Locate each line in the records containing "that". Copy it.

==== Available data ====

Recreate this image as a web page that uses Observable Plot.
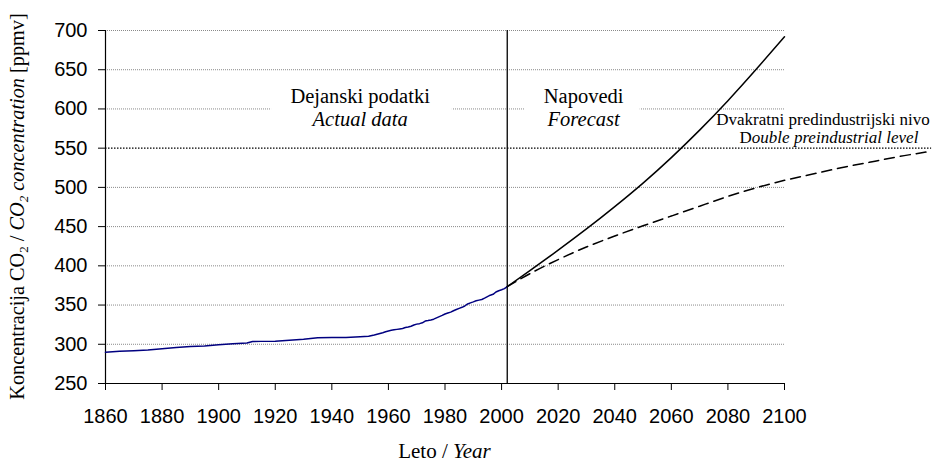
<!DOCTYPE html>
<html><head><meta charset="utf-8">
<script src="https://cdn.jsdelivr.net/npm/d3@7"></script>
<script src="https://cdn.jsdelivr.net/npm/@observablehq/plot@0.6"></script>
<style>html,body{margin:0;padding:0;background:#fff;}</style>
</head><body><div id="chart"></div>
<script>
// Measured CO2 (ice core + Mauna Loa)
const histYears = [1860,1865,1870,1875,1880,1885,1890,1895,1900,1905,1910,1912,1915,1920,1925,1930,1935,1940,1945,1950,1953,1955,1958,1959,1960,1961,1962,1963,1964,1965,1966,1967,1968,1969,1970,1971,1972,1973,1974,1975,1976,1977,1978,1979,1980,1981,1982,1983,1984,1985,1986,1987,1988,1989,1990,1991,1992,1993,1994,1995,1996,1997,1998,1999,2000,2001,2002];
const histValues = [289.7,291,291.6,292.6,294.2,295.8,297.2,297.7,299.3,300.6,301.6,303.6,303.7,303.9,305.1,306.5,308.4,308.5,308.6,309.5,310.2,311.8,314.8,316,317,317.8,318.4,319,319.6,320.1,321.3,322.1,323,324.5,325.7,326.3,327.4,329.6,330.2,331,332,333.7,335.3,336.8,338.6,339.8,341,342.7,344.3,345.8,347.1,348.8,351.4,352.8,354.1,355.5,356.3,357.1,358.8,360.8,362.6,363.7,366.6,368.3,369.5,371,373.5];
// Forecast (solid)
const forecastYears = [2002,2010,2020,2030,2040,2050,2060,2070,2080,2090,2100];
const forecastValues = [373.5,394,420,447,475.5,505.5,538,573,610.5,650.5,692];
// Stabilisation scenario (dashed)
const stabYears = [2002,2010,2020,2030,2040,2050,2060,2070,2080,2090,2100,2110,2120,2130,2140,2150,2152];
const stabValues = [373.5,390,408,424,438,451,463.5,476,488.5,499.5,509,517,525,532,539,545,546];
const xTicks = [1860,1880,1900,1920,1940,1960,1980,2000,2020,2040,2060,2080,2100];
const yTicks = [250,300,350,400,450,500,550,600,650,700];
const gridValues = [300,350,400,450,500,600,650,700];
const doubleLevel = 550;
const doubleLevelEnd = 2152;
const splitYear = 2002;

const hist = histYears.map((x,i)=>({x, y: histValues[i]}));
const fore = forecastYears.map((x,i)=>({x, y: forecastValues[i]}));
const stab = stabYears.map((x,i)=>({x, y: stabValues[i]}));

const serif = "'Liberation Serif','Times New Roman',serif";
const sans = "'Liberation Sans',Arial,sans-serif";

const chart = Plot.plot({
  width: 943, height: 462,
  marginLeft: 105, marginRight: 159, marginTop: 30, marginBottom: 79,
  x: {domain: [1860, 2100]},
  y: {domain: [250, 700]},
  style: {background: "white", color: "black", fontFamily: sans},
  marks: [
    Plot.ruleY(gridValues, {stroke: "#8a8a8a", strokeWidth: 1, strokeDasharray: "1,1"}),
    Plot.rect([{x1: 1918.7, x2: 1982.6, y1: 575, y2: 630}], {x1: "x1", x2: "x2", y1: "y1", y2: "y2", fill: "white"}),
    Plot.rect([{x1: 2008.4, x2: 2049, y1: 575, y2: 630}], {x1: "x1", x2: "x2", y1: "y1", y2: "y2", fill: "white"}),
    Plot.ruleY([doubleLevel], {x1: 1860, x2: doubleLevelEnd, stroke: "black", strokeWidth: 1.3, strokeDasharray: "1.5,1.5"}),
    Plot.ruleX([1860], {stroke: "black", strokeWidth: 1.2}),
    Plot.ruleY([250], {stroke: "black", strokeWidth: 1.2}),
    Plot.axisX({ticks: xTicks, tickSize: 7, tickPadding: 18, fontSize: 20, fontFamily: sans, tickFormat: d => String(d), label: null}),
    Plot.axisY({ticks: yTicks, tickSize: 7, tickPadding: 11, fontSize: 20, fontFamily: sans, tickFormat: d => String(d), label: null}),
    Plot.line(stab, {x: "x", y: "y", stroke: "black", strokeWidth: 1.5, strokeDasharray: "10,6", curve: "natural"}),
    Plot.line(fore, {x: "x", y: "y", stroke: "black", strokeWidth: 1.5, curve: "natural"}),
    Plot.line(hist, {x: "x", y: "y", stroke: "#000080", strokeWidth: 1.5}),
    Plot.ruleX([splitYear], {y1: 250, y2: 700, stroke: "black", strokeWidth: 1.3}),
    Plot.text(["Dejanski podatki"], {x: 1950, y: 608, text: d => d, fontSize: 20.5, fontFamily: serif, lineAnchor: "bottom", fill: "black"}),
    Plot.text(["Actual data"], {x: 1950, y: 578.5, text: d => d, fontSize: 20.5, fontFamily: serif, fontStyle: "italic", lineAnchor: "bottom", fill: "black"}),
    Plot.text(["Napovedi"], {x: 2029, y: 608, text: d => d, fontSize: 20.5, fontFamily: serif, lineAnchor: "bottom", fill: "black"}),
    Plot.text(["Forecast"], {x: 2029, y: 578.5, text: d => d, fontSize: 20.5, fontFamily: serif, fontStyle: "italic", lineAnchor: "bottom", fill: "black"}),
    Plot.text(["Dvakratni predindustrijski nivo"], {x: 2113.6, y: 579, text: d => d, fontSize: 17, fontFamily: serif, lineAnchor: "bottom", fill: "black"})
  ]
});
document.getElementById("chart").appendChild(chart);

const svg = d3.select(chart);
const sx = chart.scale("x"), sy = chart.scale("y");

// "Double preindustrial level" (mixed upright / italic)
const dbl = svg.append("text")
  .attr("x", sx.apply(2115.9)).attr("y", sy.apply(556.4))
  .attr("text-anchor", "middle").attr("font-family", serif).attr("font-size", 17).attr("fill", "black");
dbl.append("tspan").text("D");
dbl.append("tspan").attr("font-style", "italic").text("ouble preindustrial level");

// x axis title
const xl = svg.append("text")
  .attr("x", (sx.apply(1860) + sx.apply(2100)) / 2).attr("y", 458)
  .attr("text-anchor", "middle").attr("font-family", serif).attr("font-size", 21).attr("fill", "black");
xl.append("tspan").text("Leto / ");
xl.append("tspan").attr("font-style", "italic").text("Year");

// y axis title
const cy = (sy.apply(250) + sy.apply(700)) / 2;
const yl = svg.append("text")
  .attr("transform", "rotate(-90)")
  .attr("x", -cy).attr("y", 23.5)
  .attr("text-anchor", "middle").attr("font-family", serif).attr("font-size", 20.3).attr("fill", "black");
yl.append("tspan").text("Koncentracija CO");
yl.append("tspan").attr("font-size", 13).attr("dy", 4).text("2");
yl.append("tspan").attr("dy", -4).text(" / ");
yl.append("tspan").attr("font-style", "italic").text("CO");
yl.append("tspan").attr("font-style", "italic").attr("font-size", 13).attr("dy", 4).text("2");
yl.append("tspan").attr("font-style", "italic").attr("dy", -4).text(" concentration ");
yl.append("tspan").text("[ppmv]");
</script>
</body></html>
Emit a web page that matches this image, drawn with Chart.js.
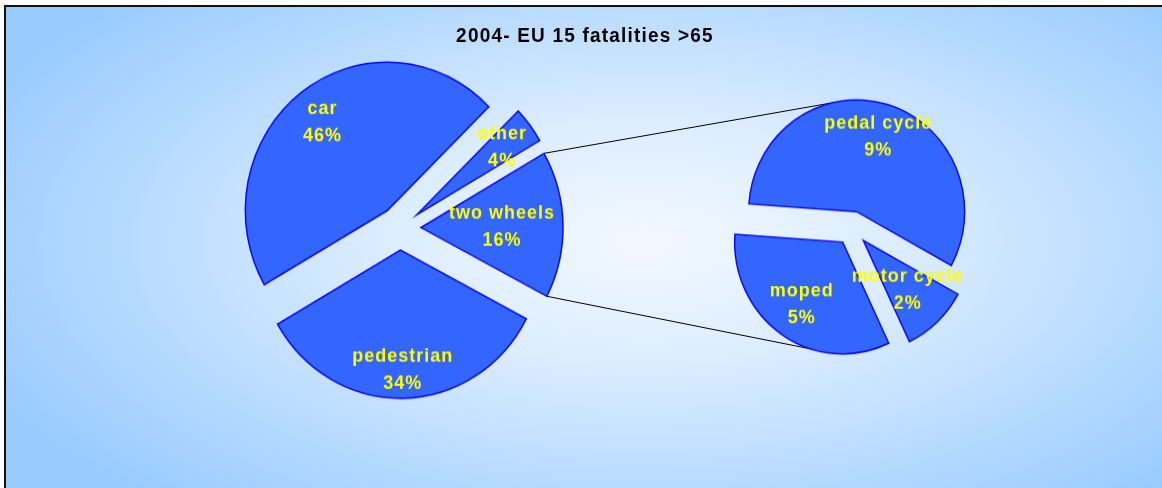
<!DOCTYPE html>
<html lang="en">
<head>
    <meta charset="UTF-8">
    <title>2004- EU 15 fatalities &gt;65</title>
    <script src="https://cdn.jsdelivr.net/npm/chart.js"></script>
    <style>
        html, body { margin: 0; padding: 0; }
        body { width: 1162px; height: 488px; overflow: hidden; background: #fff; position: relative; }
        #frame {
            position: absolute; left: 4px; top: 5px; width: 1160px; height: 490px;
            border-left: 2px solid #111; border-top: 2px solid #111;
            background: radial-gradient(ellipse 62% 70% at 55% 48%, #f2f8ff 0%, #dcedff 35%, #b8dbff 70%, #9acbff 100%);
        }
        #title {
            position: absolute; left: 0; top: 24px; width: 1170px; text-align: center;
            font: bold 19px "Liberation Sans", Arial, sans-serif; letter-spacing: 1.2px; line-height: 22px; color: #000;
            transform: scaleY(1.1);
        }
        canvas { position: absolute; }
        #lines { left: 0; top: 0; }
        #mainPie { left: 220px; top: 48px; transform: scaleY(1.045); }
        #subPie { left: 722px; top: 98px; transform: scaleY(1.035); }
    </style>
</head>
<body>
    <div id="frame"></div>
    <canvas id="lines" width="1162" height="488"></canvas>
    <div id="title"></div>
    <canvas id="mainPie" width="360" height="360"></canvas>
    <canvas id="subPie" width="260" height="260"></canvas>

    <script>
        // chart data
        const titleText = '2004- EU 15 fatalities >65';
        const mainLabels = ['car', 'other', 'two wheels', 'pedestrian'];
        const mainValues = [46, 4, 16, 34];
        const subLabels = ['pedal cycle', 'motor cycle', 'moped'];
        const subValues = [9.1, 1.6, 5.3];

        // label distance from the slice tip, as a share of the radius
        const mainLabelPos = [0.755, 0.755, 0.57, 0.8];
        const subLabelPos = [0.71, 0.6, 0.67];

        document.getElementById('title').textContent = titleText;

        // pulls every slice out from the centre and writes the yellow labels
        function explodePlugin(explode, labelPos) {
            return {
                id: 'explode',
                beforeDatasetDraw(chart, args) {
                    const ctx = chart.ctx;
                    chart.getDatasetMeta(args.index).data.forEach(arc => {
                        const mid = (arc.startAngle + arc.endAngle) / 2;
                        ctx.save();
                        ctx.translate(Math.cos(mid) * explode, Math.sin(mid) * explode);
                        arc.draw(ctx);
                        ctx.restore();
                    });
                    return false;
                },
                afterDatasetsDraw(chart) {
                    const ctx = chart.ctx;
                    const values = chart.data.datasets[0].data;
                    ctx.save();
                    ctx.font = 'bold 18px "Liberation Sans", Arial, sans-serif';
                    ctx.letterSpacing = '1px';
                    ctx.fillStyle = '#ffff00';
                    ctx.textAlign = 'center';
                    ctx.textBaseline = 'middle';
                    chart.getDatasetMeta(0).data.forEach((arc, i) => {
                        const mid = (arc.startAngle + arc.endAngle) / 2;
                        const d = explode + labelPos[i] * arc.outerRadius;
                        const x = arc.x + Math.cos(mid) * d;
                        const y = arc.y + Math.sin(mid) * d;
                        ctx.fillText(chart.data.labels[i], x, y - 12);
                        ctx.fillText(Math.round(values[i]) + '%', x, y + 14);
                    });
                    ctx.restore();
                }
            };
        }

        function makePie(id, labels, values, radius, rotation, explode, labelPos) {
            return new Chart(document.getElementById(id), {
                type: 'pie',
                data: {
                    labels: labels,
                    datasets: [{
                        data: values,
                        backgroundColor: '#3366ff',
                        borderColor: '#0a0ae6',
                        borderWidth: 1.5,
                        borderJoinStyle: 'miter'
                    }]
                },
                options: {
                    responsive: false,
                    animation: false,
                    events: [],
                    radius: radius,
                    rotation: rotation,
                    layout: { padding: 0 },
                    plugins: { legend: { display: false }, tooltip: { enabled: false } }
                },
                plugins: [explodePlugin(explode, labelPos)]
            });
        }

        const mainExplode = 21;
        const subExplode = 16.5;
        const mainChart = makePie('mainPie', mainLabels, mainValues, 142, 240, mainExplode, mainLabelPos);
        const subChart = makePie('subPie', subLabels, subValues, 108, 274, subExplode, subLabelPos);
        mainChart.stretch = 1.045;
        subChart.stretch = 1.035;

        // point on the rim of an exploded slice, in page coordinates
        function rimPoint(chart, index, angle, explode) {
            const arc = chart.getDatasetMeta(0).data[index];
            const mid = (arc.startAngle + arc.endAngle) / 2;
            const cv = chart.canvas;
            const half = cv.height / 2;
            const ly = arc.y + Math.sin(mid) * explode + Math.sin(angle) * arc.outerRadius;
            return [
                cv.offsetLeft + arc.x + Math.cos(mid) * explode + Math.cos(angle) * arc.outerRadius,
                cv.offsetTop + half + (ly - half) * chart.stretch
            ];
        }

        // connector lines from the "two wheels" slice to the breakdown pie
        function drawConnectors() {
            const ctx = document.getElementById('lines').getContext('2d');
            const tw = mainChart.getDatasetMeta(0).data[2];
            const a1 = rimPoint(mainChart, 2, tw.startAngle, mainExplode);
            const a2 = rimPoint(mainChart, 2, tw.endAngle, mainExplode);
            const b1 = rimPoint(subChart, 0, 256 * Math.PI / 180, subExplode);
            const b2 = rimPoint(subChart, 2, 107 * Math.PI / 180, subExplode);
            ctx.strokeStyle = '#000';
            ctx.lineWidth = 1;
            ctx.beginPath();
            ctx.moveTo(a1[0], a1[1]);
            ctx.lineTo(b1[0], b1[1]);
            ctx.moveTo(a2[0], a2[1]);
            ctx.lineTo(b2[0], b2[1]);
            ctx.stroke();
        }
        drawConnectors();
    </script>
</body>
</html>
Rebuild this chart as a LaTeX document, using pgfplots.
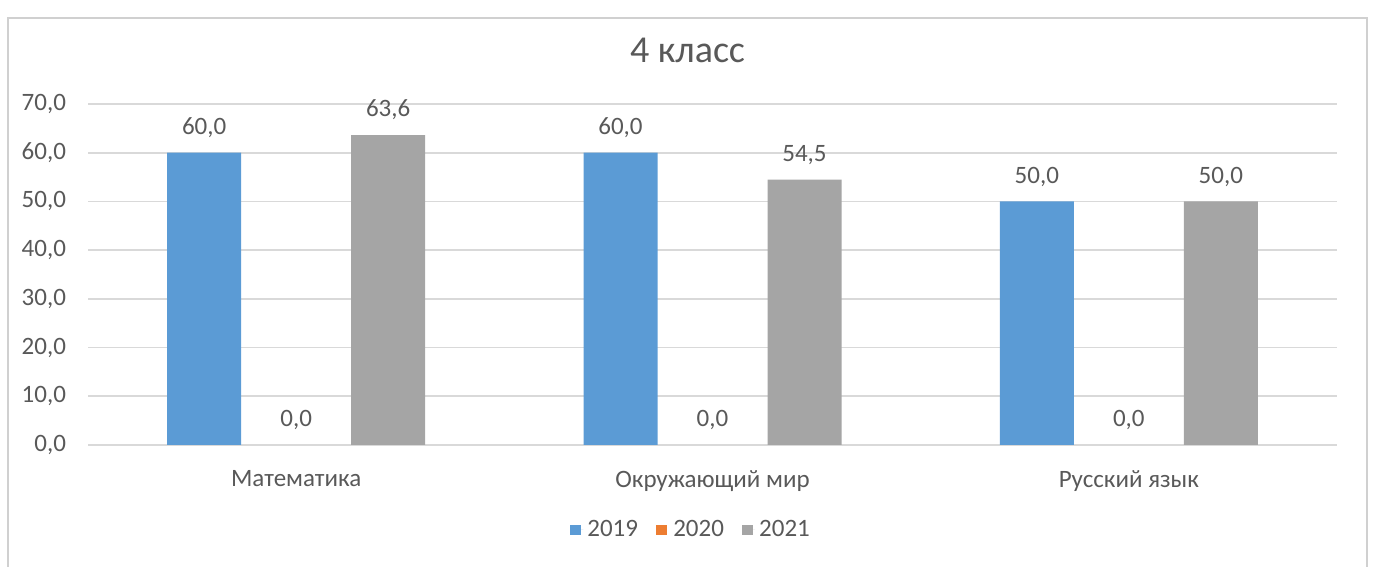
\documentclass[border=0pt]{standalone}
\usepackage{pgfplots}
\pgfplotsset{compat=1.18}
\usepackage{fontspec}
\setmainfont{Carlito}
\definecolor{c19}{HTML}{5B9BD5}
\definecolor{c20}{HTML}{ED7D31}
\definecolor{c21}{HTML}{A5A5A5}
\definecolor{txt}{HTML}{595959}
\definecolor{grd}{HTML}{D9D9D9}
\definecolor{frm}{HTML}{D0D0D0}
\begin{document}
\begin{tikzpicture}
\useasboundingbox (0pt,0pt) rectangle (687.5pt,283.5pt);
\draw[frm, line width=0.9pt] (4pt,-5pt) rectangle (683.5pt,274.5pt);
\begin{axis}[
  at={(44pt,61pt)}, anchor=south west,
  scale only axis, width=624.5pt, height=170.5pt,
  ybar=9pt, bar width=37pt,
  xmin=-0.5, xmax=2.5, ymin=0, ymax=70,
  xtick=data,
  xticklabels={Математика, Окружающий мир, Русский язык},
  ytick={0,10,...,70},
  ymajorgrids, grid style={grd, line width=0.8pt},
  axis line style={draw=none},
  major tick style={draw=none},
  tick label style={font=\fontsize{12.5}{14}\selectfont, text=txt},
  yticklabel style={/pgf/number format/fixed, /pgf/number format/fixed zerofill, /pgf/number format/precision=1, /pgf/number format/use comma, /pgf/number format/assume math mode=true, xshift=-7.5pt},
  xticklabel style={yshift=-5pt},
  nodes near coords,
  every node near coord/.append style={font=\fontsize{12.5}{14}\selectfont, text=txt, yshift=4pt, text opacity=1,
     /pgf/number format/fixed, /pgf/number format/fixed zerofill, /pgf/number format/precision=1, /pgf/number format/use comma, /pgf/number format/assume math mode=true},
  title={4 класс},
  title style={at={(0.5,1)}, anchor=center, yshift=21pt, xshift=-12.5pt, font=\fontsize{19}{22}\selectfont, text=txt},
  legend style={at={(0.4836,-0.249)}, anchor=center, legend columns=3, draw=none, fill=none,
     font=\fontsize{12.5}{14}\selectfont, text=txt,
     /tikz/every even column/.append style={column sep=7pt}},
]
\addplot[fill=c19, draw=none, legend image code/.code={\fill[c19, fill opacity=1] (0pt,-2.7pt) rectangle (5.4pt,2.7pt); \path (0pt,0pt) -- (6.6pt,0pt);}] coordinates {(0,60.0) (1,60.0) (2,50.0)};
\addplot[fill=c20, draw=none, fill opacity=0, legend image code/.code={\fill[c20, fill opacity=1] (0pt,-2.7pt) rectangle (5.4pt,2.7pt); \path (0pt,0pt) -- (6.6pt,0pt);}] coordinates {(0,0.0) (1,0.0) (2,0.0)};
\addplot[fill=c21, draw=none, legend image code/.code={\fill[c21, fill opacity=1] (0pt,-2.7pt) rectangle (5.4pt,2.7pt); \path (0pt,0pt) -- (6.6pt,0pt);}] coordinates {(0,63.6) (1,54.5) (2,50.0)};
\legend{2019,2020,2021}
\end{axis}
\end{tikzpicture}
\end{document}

====

Reply.
Recreate this image as a web page that uses Observable Plot.
Emit a web page that matches this image, drawn with Chart.js.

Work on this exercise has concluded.